Bruckman points to research by Rosch in categorization and tells us that a robin is a better example of a bird than a penguin. Ok. I get that. You mean to say, “birds of a feather flock together?” That notion has been around since the mid-16th century!

I’m not sure what the “take away” is from this research. I suppose Bruckman is trying to burst open new ideas about what community means. What are the practical implications of this idea of a “prototype?”

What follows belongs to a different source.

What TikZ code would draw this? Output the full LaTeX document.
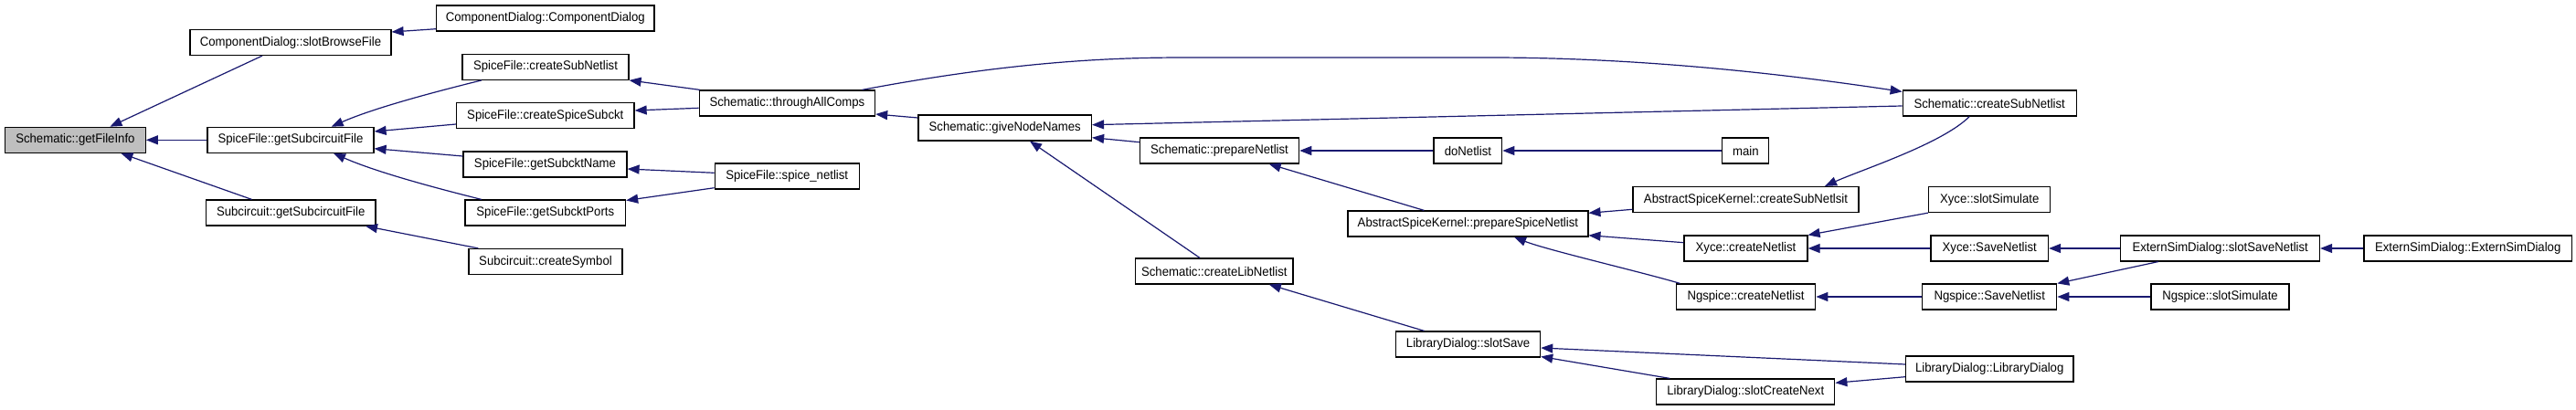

I think social networking is no different in its base motivation for connectivity — people joining around a common cause, a common interest or a common gripe. It’s as natural as pie to have some members of the community more “prototypical” than others. Gosh, it’s almost “queen-bee-ish” as in the world of teenage peer pressure. That reminds me of a song:

Paul Revere and the Raiders (one verse and chorus):

“You and I didn’t have a lot of friends,

Didn’t have too much to say,

So they never would let us join in,

All the games they used to play.

Seems like it was only yesterday,

Down at Lincoln Junior High.

I remember what the kids used to say,

As we’d go strolling by,

Birds of a feather,

We should be together

Like birds of a feather.

Got to be together

Like birds of a feather.”

I think the bigger question is: will social networking change our notion of community in a practical sense? Are the protagonists in the song above going to better off in this networked world? Do today’s junior high students feel less left out, less isolated because of the increased connectivity?